Regardless, thanks to the pace of job-hopping these days, your B2B data has a half-life of about 18 months. And after two years, only 45% of your B2B database is still valid:
The Cure
Customer data from surveys, interviews, and research lies at the heart of all your marketing channels and campaigns. Using dirty data (that’s inaccurate, incomplete, or obsolete) will do your B2B marketing more harm than good. Be sure to clean up your database software and CRM every 6-12 months, so it reflects the latest data, thus making your marketing relevant and effective.
#10 Socialopenia
The importance of social media marketing, be it B2B or B2C, needs no introduction. Social media is one of the most effective channels to connect with your potential customers, nurture leads, build brand awareness and authority, and establish meaningful relationships with existing customers.

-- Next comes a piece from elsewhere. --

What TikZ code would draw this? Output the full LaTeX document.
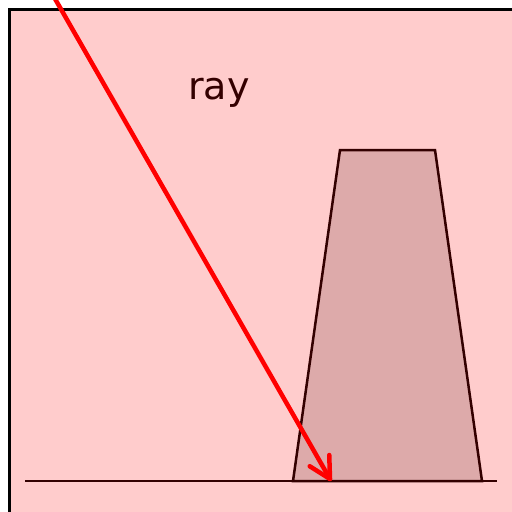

As a business, social media enables you to converse with your customers in a more “human” and direct way. But a common and potentially off-putting mistake many B2B marketers make is seeing social media as a channel to simply broadcast their promotional messages and nothing more.
The Cure
Drop the corporate jargon (see mistake #1 above!) and opt for an informal and genuine way of social engagement. Respond to comments and queries in a conversational way, using emojis to talk like an individual with a personality (aka your brand voice).
Post helpful content that benefits your followers. Ask them what they want from you, content- or product-wise. Don’t go on and on about your product’s bells and whistles. Instead, strive to spark two-way communication and make connections rather than merely pushing your products.